Detecting rainbows is feasible from just satellite and radar data, and boils down a geometry problem on these two datasets. From a quick detour into the mechanics of rainbows the problem statement will essentially just pop out.

Rainbow mechanics

Rainbows are pretty simple! Even higher-order rainbows from multiple internal reflection (double-rainbow and beyond) follow the proceeding explanation after they exit the raindrop.

Light physics tells us that a visible light ray reflects in a raindrop by about 42° (independent of the size of the drop — it's all because of refractive indexes). The sun is so far away that all its rays run almost parallel, so in direct sunlight let's just say they are. Consider an unbroken sheet of rain in front of the viewer lit by these parallel sun rays. Then the crucial observation is that points on the sheet the ray from the sun and the ray to the viewer are 42° apart, the viewer will see the first direct reflection of the sun ray (split because of dispersion within the droplet). Joining these points together forms the familiar band of color, always elliptical in real life, although the general solution to this geometry problem isn't always.
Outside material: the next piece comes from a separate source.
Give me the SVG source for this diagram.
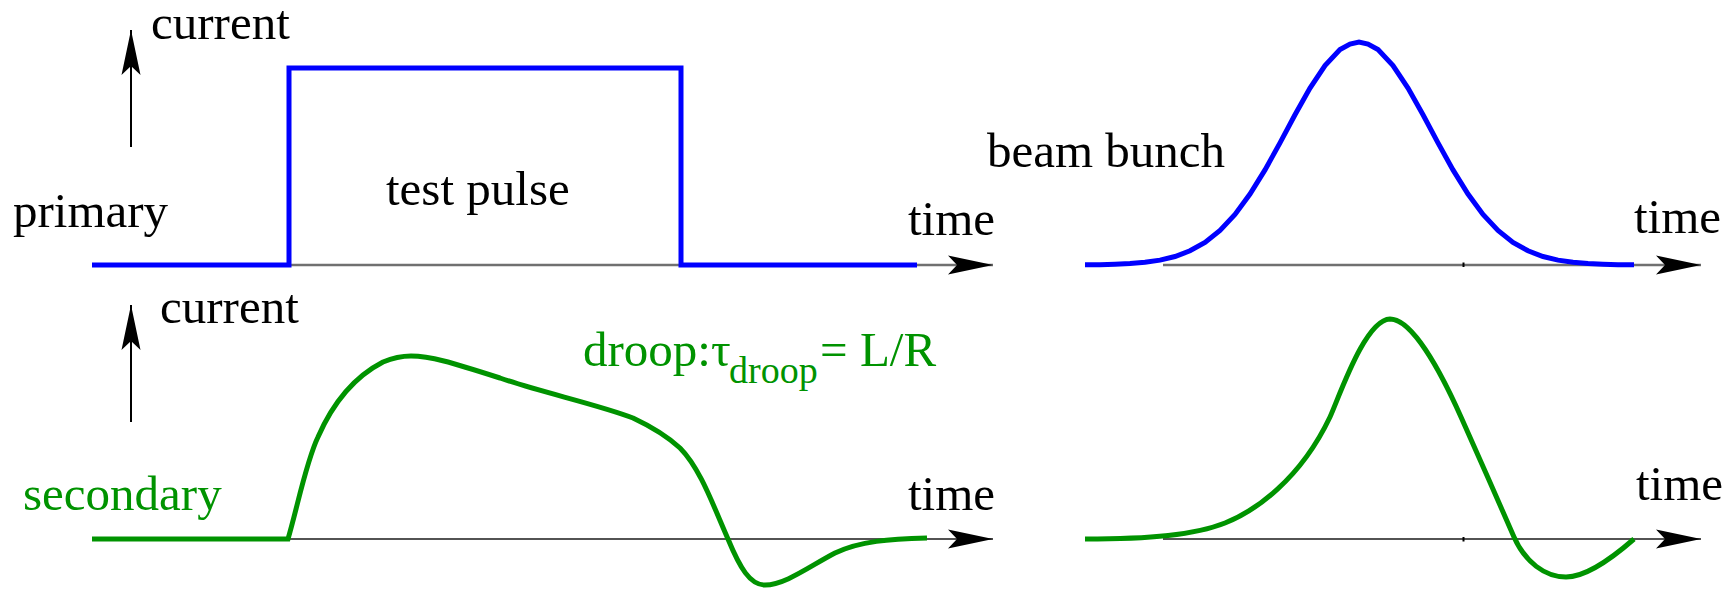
<svg xmlns="http://www.w3.org/2000/svg" width="1736" height="589" viewBox="0 0 1736 589">
<style>
text{font-family:"Liberation Serif","Times New Roman",serif;font-size:49px;fill:#000}
.g{fill:#009300}
.blue{fill:none;stroke:#0000ff;stroke-width:5}
.green{fill:none;stroke:#009300;stroke-width:5;stroke-linecap:butt}
.axt{stroke:#707070;stroke-width:2.6;fill:none}
.axb{stroke:#1a1a1a;stroke-width:1.6;fill:none}
.up{stroke:#000;stroke-width:2;fill:none}
</style>
<defs>
<marker id="ah" viewBox="-46 -10 47 20" refX="0" refY="0" markerWidth="47" markerHeight="20" markerUnits="userSpaceOnUse" orient="auto">
<path d="M0 0 L-45 -9.5 L-36 0 L-45 9.5 Z" fill="#000"/>
</marker>
</defs>
<g id="connectors">
<line class="up" x1="131" y1="147" x2="131" y2="30" marker-end="url(#ah)"/>
<line class="up" x1="131" y1="422" x2="131" y2="305" marker-end="url(#ah)"/>
<line class="axt" x1="289" y1="265" x2="993" y2="265" marker-end="url(#ah)"/>
<line class="axt" x1="1163" y1="265" x2="1701" y2="265" marker-end="url(#ah)"/>
<line x1="1463.5" y1="262.5" x2="1463.5" y2="267" stroke="#000" stroke-width="2"/>
<line class="axb" x1="289" y1="539" x2="993" y2="539" marker-end="url(#ah)"/>
<line class="axb" x1="1163" y1="539" x2="1701" y2="539" marker-end="url(#ah)"/>
<line x1="1463.5" y1="537" x2="1463.5" y2="541.5" stroke="#000" stroke-width="2"/>
</g>
<g id="primary-pulse">
<path class="blue" d="M92 265 H289 V68 H681 V265 H917"/>
</g>
<g id="beam-bunch-curve">
<path class="blue" d="M1085 264.8 L1100 264.7 L1115 264.3 L1130 263.6 L1145 262.3 L1160 260.1 L1175 256.5 L1190 250.8 L1205 242.4 L1220 230.4 L1235 214.4 L1250 194.1 L1265 169.9 L1280 142.9 L1295 114.8 L1310 88.1 L1325 65.5 L1340 49.6 L1350 44 L1359 42 L1368 44 L1378 49.6 L1393 65.5 L1408 88.1 L1423 114.8 L1438 142.9 L1453 169.9 L1468 194.1 L1483 214.4 L1498 230.4 L1513 242.4 L1528 250.8 L1543 256.5 L1558 260.1 L1573 262.3 L1588 263.6 L1603 264.3 L1618 264.7 L1634 264.8"/>
</g>
<g id="secondary-pulse">
<path class="green" d="M92 539 L288 539 C298 505 306 462 318 437 C332 405 352 378 383 362 C395 357 403 356 411 356 C430 356 450 362 500 378 C540 392 600 405 633 418 C650 426 667 436 680 448 C700 468 713 505 728 539 C740 568 750 585 765 585 C785 585 810 566 835 553 C860 541 890 539 927 538"/>
</g>
<g id="secondary-bunch">
<path class="green" d="M1085 539 C1150 539 1195 535 1225 523 C1255 511 1300 480 1330 417 C1340 395 1365 320 1390 319 C1412 319 1440 370 1461 417 C1475 448 1500 505 1514 537 C1525 562 1545 577 1566 577 C1585 577 1610 560 1634 539"/>
</g>
<g id="labels">
<text x="151" y="39">current</text>
<text x="13" y="227">primary</text>
<text x="386" y="205">test pulse</text>
<text x="908" y="235">time</text>
<text x="987" y="167">beam bunch</text>
<text x="1634" y="233">time</text>
<text x="160" y="323">current</text>
<text class="g" x="23" y="510">secondary</text>
<text x="908" y="510">time</text>
<text x="1636" y="500">time</text>
<text class="g" x="583" y="366" font-size="47">droop:τ<tspan x="729" y="383" font-size="38">droop</tspan><tspan x="820" y="366">= L/R</tspan></text>
</g>
</svg>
Watch as $v_y$ increases (i.e. the sun altitude increases), the solutions transition from elliptical to hyperbolic:

Note then that whenever an area of a rain sheet is illuminated by direct sunlight, there is some point on the ground where a viewer will see a rainbow band.

When obscured by a cloud, the sun's light rays are scattered by the water vapor and are no longer tightly bundled in parallel rays, so no coherent rainbow forms.

Then at every point on our map, let's calculate the sun's ray direction from time of day and latitude. Above a radar precipiation map, let's overlay a "cloudmask", which is just a map of cloud cover derived from satellite imagery. Wherever we can trace a sun ray from the ground at the boundary of a radar blob without hitting the cloudmask, there should be a rainbow! 🌈


NOAA and NASA publish the most frequent and diverse array of weather products in the English-speaking world, so the contiguous US is featured in this pilot implementation, due to the availability of current radar, cloudmask and ground observations (for cloud ceiling height).


Sources did not come easily, since they needed to be totally open and properly indexed for autonomous download by the server. The cloudmask sources its data from the geostationary weather satellite GOES-EAST, processed and published by CIMSS. Radar is a national composite from the Mesonet run and maintained by Iowa State University, an excellent repository of present and historical, high-resolution radar imagery. Ground observations come directly from NOAA's API for METAR weather stations across the US.


The outer borders of radar blobs come from OpenCV's findContours. For all these peripheral pixels, I rely on pysolar to spit out the azimuth (compass direction) and altitude (angle subtended with the ground) of the sun. The cloud ceiling of a given radar blob is assumed to be constant, so any METAR station the program finds within the blob will do.

The program traces the sun ray from the ground to the ceiling elevation and checks if the cloud mask is empty. These points on the radar blob are marked in the webfront map.